I've been stuck for the past few days. I wrote out all the ideas I had for this chapter, in disjointed paragraphs, and found myself stuck after having written just a little over seven pages. And then that was it. I couldn't think of what else to do, and I was dissatisfied with the seven pages I had written, knowing that there was so much more to say on each little point I made, and yet unsure of where to even start.
And then, for the past few days, there wasn't even the staccato, over-thought, under-developed writing. I was just stuck. I did some reading to try to figure out secondary materials that I could work in to what I've already written, but I couldn't get past this vague feeling of frustration about the chapter as a whole.
But today, while I was walking to the bus, I started trying to figure out how I could discuss one movie that I hadn't discussed yet. And then I realised how it fit together with everything in the chapter. And then I realised that this movie ties the whole chapter together, and that I should start the chapter by discussing it.

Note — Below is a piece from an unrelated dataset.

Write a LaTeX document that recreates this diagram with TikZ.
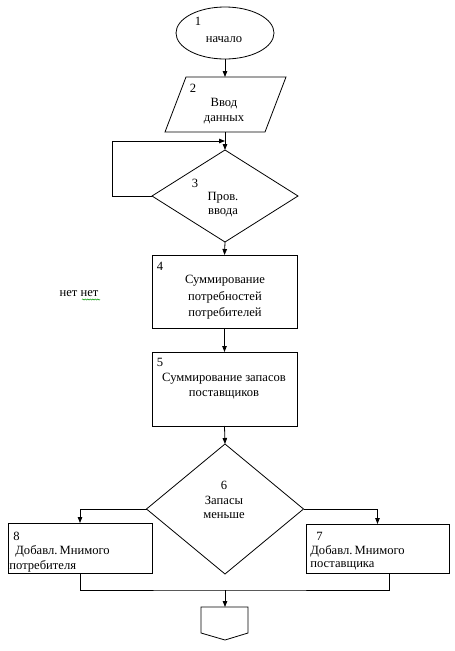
\documentclass[tikz,border=0pt]{standalone}
\usepackage{fontspec}
\setmainfont{Liberation Serif}
\usetikzlibrary{shapes.geometric,arrows.meta,decorations.pathmorphing}
\begin{document}
\begin{tikzpicture}[x=1pt,y=-1pt,
  line width=0.8pt,
  every node/.style={font=\fontsize{12.6}{14}\selectfont},
  arr/.style={-{Triangle[length=6pt,width=4.5pt]}},
  box/.style={draw,rectangle,inner sep=0pt,outer sep=0pt},
  dia/.style={draw,diamond,inner sep=0pt,outer sep=0pt},
  txt/.style={inner sep=0pt,anchor=center},
  ltxt/.style={inner sep=0pt,anchor=west}]
\useasboundingbox (0,0) rectangle (455,651);

% 1 start
\node[draw,ellipse,inner sep=0pt,outer sep=0pt,minimum width=98pt,minimum height=52pt] (n1) at (225,33) {};
\node[txt] (t1a) at (198,21) {1};
\node[txt] (t1b) at (224,40) {начало};

% 2 input (parallelogram)
\draw (186,77) -- (286,77) -- (265,132) -- (165,132) -- cycle;
\node[inner sep=0pt,outer sep=0pt,minimum width=80pt,minimum height=55pt] (n2) at (225,104.5) {};
\node[txt] (t2a) at (193,88) {2};
\node[txt] (t2b) at (224,104) {Ввод};
\node[txt] (t2c) at (224,120) {данных};

% 3 check
\node[dia,minimum width=146pt,minimum height=92pt] (n3) at (225,196) {};
\node[txt] (t3a) at (195,183) {3};
\node[txt] (t3b) at (223,198) {Пров.};
\node[txt] (t3c) at (223,213) {ввода};
\coordinate (loopend) at (225,141);

% 4
\node[box,minimum width=145pt,minimum height=73pt] (n4) at (224.5,291.5) {};
\node[txt] (t4a) at (160,266) {4};
\node[txt] (t4b) at (225,281) {Суммирование};
\node[txt] (t4c) at (225,297) {потребностей};
\node[txt] (t4d) at (225,313) {потребителей};

% side text
\node[txt] (nn) at (79,294) {нет нет};
\draw[green!60!black,line width=0.5pt,decorate,decoration={snake,amplitude=0.6pt,segment length=2.5pt}] (82,299.5) -- (100,299.5);

% 5
\node[box,minimum width=145pt,minimum height=74pt] (n5) at (224.5,389) {};
\node[txt] (t5a) at (160,362) {5};
\node[txt] (t5b) at (224,379) {Суммирование запасов};
\node[txt] (t5c) at (224,395) {поставщиков};

% 6
\node[dia,minimum width=157pt,minimum height=130pt] (n6) at (225,509) {};
\node[txt] (t6a) at (224,485) {6};
\node[txt] (t6b) at (224,500) {Запасы};
\node[txt] (t6c) at (224,516) {меньше};

% 8
\node[box,minimum width=144pt,minimum height=50pt] (n8) at (80,548) {};
\node[ltxt] (t8a) at (13,536) {8};
\node[ltxt] (t8b) at (15,551) {Добавл.\,Мнимого};
\node[ltxt] (t8c) at (9,566) {потребителя};

% 7
\node[box,minimum width=143pt,minimum height=49pt] (n7) at (377.5,548.5) {};
\node[ltxt] (t7a) at (316,536) {7};
\node[ltxt] (t7b) at (310,551) {Добавл.\,Мнимого};
\node[ltxt] (t7c) at (310,566) {поставщика};

% connector
\draw (201,607) -- (248,607) -- (248,633) -- (225,640) -- (201,633) -- cycle;
\coordinate (n9) at (225,607);
\coordinate (j) at (225,590);

% edges
\draw[arr] (n1) -- (n2.north);
\draw[arr] (n2.south) -- (n3.north);
\draw[arr] (n3.west) -- (112,196) |- (loopend);
\draw[arr] (n3.south) -- (n4.north);
\draw[arr] (n4.south) -- (n5.north);
\draw[arr] (n5.south) -- (n6.north);
\draw[arr] (n6.west) -| (n8.north);
\draw[arr] (n6.east) -| (n7.north);
\draw (n8.south) |- (j) -| ([xshift=11.5pt]n7.south);
\draw[arr] (j) -- (n9);
\end{tikzpicture}
\end{document}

And that's how I ended up writing a page and a half of my dissertation in my wee purse notebook. Most of it was written on my short bus ride to the University, and then I developed the rest while I was sitting after my allergy shot. I came home and typed it up, and then spent some time moving around the rest of the chapter so that it all worked. I came up with some more to say, and started writing it this afternoon, but then I stopped at an obvious place where I can begin tomorrow.
It's funny how I'm right back at the same place I was when I started this blog, and learning the same lessons all over again: sometimes I just need to break out of the routine so that I can get the creative part of my mind working.